Rape. The latest of American atrocities. Though it's not really the latest- it's just the one that's being publicized the most. The poor girl Abeer was neither the first to be raped by American troops, nor will she be the last. The only reason this rape was brought to light and publicized is that her whole immediate family were killed along with her. Rape is a taboo subject in Iraq. Families don't report rapes here, they avenge them. We've been hearing whisperings about rapes in American-controlled prisons and during sieges of towns like Haditha and Samarra for the last three years. The naiveté of Americans who can't believe their 'heroes' are committing such atrocities is ridiculous. Who ever heard of an occupying army committing rape???...
In the news they're estimating her age to be around 24, but Iraqis from the area say she was only 14. Fourteen. Imagine your 14-year-old sister or your 14-year-old daughter. Imagine her being gang-raped by a group of psychopaths and then the girl was killed and her body burned to cover up the rape. Finally, her parents and her five-year-old sister were also killed. Hail the American heroes...Raise your heads high supporters of the 'liberation' - your troops have made you proud today.
It fills me with rage to hear about it and read about it.
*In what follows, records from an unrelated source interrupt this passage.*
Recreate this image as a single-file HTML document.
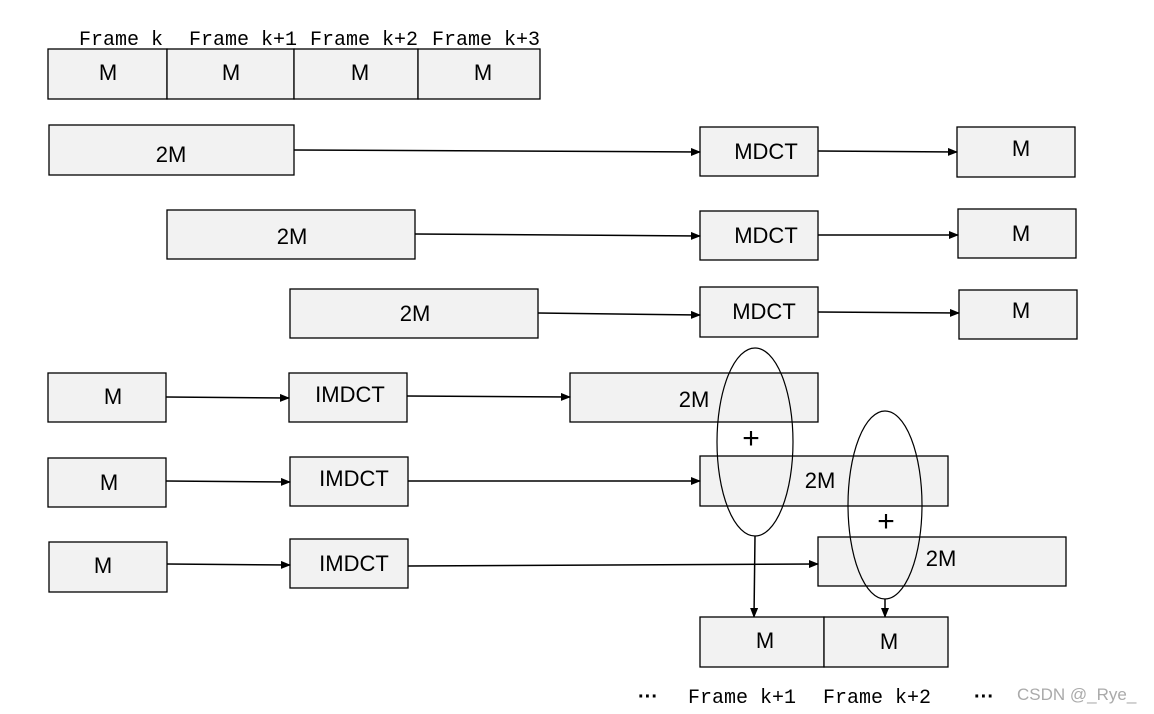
<!DOCTYPE html>
<html><head><meta charset="utf-8"><style>
html,body{margin:0;padding:0;background:#fff;}
svg{display:block;}
.b{fill:#f2f2f2;stroke:#000;stroke-width:1.3;}
.t{font-family:"Liberation Sans",sans-serif;font-size:22px;fill:#000;text-anchor:middle;}
.s{font-family:"Liberation Mono",monospace;font-size:20px;fill:#000;}
.l{stroke:#000;stroke-width:1.5;fill:none;}
</style></head><body>
<svg width="1154" height="714" viewBox="0 0 1154 714" xmlns="http://www.w3.org/2000/svg">
<defs><marker id="a" markerWidth="10" markerHeight="8" refX="9" refY="4" orient="auto" markerUnits="userSpaceOnUse"><path d="M0,0 L10,4 L0,8 z" fill="#000"/></marker></defs>
<text class="s" x="79" y="45">Frame k</text>
<text class="s" x="189" y="45">Frame k+1</text>
<text class="s" x="310" y="45">Frame k+2</text>
<text class="s" x="432" y="45">Frame k+3</text>
<rect class="b" x="48" y="49" width="119" height="50"/>
<rect class="b" x="167" y="49" width="127" height="50"/>
<rect class="b" x="294" y="49" width="124" height="50"/>
<rect class="b" x="418" y="49" width="122" height="50"/>
<text class="t" x="108" y="80">M</text><text class="t" x="231" y="80">M</text><text class="t" x="360" y="80">M</text><text class="t" x="483" y="80">M</text>
<rect class="b" x="49" y="125" width="245" height="50"/><text class="t" x="171" y="162">2M</text>
<rect class="b" x="700" y="127" width="118" height="49"/><text class="t" x="766" y="159">MDCT</text>
<rect class="b" x="957" y="127" width="118" height="50"/><text class="t" x="1021" y="156">M</text>
<line class="l" x1="294" y1="150" x2="700" y2="152" marker-end="url(#a)"/>
<line class="l" x1="818" y1="151" x2="957" y2="152" marker-end="url(#a)"/>
<rect class="b" x="167" y="210" width="248" height="49"/><text class="t" x="292" y="244">2M</text>
<rect class="b" x="700" y="211" width="118" height="49"/><text class="t" x="766" y="243">MDCT</text>
<rect class="b" x="958" y="209" width="118" height="49"/><text class="t" x="1021" y="241">M</text>
<line class="l" x1="415" y1="234" x2="700" y2="236" marker-end="url(#a)"/>
<line class="l" x1="818" y1="235" x2="958" y2="235" marker-end="url(#a)"/>
<rect class="b" x="290" y="289" width="248" height="49"/><text class="t" x="415" y="321">2M</text>
<rect class="b" x="700" y="287" width="118" height="50"/><text class="t" x="764" y="319">MDCT</text>
<rect class="b" x="959" y="290" width="118" height="49"/><text class="t" x="1021" y="318">M</text>
<line class="l" x1="538" y1="313" x2="700" y2="315" marker-end="url(#a)"/>
<line class="l" x1="818" y1="312" x2="959" y2="313" marker-end="url(#a)"/>
<rect class="b" x="48" y="373" width="118" height="49"/><text class="t" x="113" y="404">M</text>
<rect class="b" x="289" y="373" width="118" height="49"/><text class="t" x="350" y="402">IMDCT</text>
<rect class="b" x="570" y="373" width="248" height="49"/><text class="t" x="694" y="407">2M</text>
<line class="l" x1="166" y1="397" x2="289" y2="398" marker-end="url(#a)"/>
<line class="l" x1="407" y1="396" x2="570" y2="397" marker-end="url(#a)"/>
<rect class="b" x="48" y="458" width="118" height="49"/><text class="t" x="109" y="490">M</text>
<rect class="b" x="290" y="457" width="118" height="49"/><text class="t" x="354" y="486">IMDCT</text>
<rect class="b" x="700" y="456" width="248" height="50"/><text class="t" x="820" y="488">2M</text>
<line class="l" x1="166" y1="481" x2="290" y2="482" marker-end="url(#a)"/>
<line class="l" x1="408" y1="481" x2="700" y2="481" marker-end="url(#a)"/>
<rect class="b" x="49" y="542" width="118" height="50"/><text class="t" x="103" y="573">M</text>
<rect class="b" x="290" y="539" width="118" height="49"/><text class="t" x="354" y="571">IMDCT</text>
<rect class="b" x="818" y="537" width="248" height="49"/><text class="t" x="941" y="566">2M</text>
<line class="l" x1="167" y1="564" x2="290" y2="565" marker-end="url(#a)"/>
<line class="l" x1="408" y1="566" x2="818" y2="564" marker-end="url(#a)"/>
<ellipse cx="755" cy="442" rx="38" ry="94" fill="none" stroke="#000" stroke-width="1.2"/>
<ellipse cx="885" cy="505" rx="37" ry="94" fill="none" stroke="#000" stroke-width="1.2"/>
<text x="751" y="448" font-family="Liberation Sans,sans-serif" font-size="30" text-anchor="middle">+</text>
<text x="886" y="531" font-family="Liberation Sans,sans-serif" font-size="30" text-anchor="middle">+</text>
<line class="l" x1="755" y1="536" x2="754" y2="617" marker-end="url(#a)" stroke-width="1.2"/>
<line class="l" x1="885" y1="599" x2="885" y2="617" marker-end="url(#a)" stroke-width="1.2"/>
<rect class="b" x="700" y="617" width="124" height="50"/>
<rect class="b" x="824" y="617" width="124" height="50"/>
<text class="t" x="765" y="648">M</text><text class="t" x="889" y="649">M</text>
<text x="638" y="703" font-family="Liberation Sans,sans-serif" font-size="20" font-weight="bold">···</text>
<text class="s" x="688" y="703">Frame k+1</text>
<text class="s" x="823" y="703">Frame k+2</text>
<text x="974" y="703" font-family="Liberation Sans,sans-serif" font-size="20" font-weight="bold">···</text>
<text x="1017" y="700" font-family="Liberation Sans,sans-serif" font-size="17" fill="#aaa">CSDN @_Rye_</text>
</svg>
</body></html>
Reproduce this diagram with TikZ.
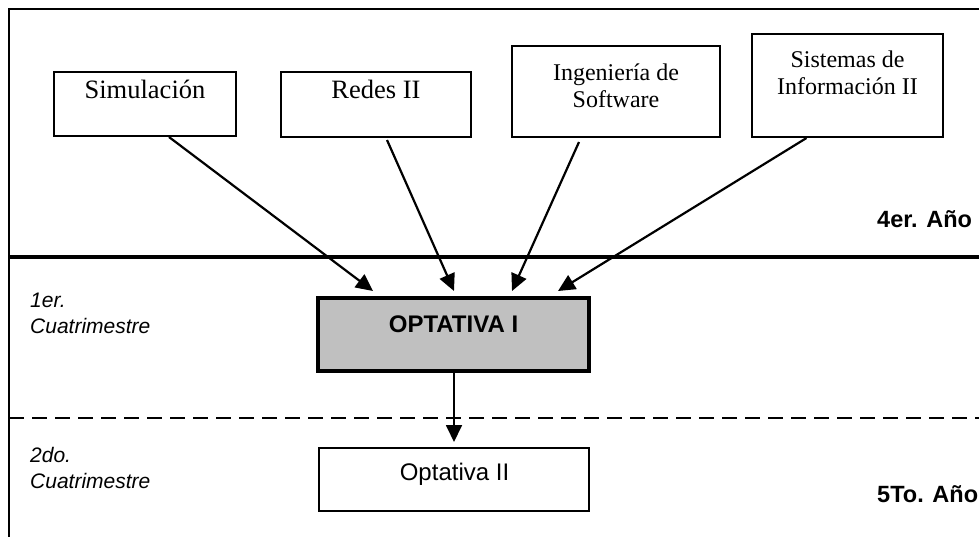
\documentclass[tikz,border=0pt]{standalone}
\usepackage{fontspec}
\setmainfont{Liberation Serif}
\setsansfont{Liberation Sans}
\usetikzlibrary{arrows.meta,calc}
\definecolor{optgray}{HTML}{C0C0C0}
\tikzset{
  box/.style={draw=black, line width=2pt, inner sep=0pt},
  boxtxt/.style={font=\fontsize{26.5}{30}\selectfont\rmfamily, inner sep=0pt, anchor=base},
  boxtxttwo/.style={font=\fontsize{24}{27}\selectfont\rmfamily, inner sep=0pt, anchor=base},
  sanstxt/.style={font=\fontsize{24}{28}\selectfont\sffamily, inner sep=0pt, anchor=base},
  yeartxt/.style={font=\fontsize{23.5}{28}\selectfont\sffamily\bfseries, inner sep=0pt, anchor=base west},
  semtxt/.style={font=\fontsize{21}{26}\selectfont\sffamily\itshape, inner sep=0pt, anchor=base west},
  conn/.style={line width=2.2pt, -{Triangle[length=17pt,width=16pt]}}
}
\begin{document}
\begin{tikzpicture}[x=1pt,y=-1pt]
\useasboundingbox (0,0) rectangle (979,536);
\clip (0,0) rectangle (979,536);
% frame and separators
\draw[line width=2pt] (9,545) -- (9,9) -- (995,9);
\draw[line width=3.4pt] (9,257) -- (990,257);
\draw[line width=2pt, dash pattern=on 15pt off 8pt] (9,418) -- (990,418);
% top boxes
\node[box, minimum width=182pt, minimum height=64pt] (sim) at (145,104) {};
\node[box, minimum width=190pt, minimum height=65pt] (red) at (376,104.5) {};
\node[box, minimum width=208pt, minimum height=91pt] (ing) at (616,91.5) {};
\node[box, minimum width=191pt, minimum height=103pt] (sis) at (847.5,85.5) {};
\node[boxtxt] (simt) at (145,98) {Simulación};
\node[boxtxt] (redt) at (376,98) {Redes II};
\node[boxtxttwo] (ingt1) at (616,80) {Ingeniería de};
\node[boxtxttwo] (ingt2) at (616,107) {Software};
\node[boxtxttwo] (sist1) at (847.5,67) {Sistemas de};
\node[boxtxttwo] (sist2) at (847.5,94) {Información II};
% optativas
\node[draw=black, line width=4pt, fill=optgray, minimum width=271pt, minimum height=73pt, inner sep=0pt] (opt1) at (453.5,334.5) {};
\node[sanstxt, font=\fontsize{24}{28}\selectfont\sffamily\bfseries] (opt1t) at (453.5,332) {OPTATIVA I};
\node[box, minimum width=270pt, minimum height=63pt] (opt2) at (454,479.5) {};
\node[sanstxt] (opt2t) at (454.5,480) {Optativa II};
% labels
\node[yeartxt] (y4) at (877,227) {4er. Año};
\node[yeartxt] (y5) at (877,502) {5To. Año};
\node[semtxt] (s1a) at (30,307) {1er.};
\node[semtxt] (s1b) at (30,333) {Cuatrimestre};
\node[semtxt] (s2a) at (30,462) {2do.};
\node[semtxt] (s2b) at (30,488) {Cuatrimestre};
% connectors
\draw[conn] ($(sim.south)+(24,0)$) -- ($(opt1.north)+(-80.5,-5)$);
\draw[conn] ($(red.south)+(11,2)$) -- ($(opt1.north)+(0.5,-5)$);
\draw[conn] ($(ing.south)+(-37,4)$) -- ($(opt1.north)+(58.5,-5)$);
\draw[conn] ($(sis.south)+(-41,0)$) -- ($(opt1.north)+(104.5,-5)$);
\draw[conn, line width=1.8pt] ($(opt1.south)+(0.5,-2)$) -- ($(opt2.north)+(0,-5)$);
\end{tikzpicture}
\end{document}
The pity I once had for foreign troops in Iraq is gone. It's been eradicated by the atrocities in Abu Ghraib, the deaths in Haditha and the latest news of rapes and killings. I look at them in their armored vehicles and to be honest- I can't bring myself to care whether they are 19 or 39. I can't bring myself to care if they make it back home alive. I can't bring myself to care anymore about the wife or parents or children they left behind. I can't bring myself to care because it's difficult to see beyond the horrors. I look at them and wonder just how many innocents they killed and how many more they'll kill before they go home. How many more young Iraqi girls will they rape?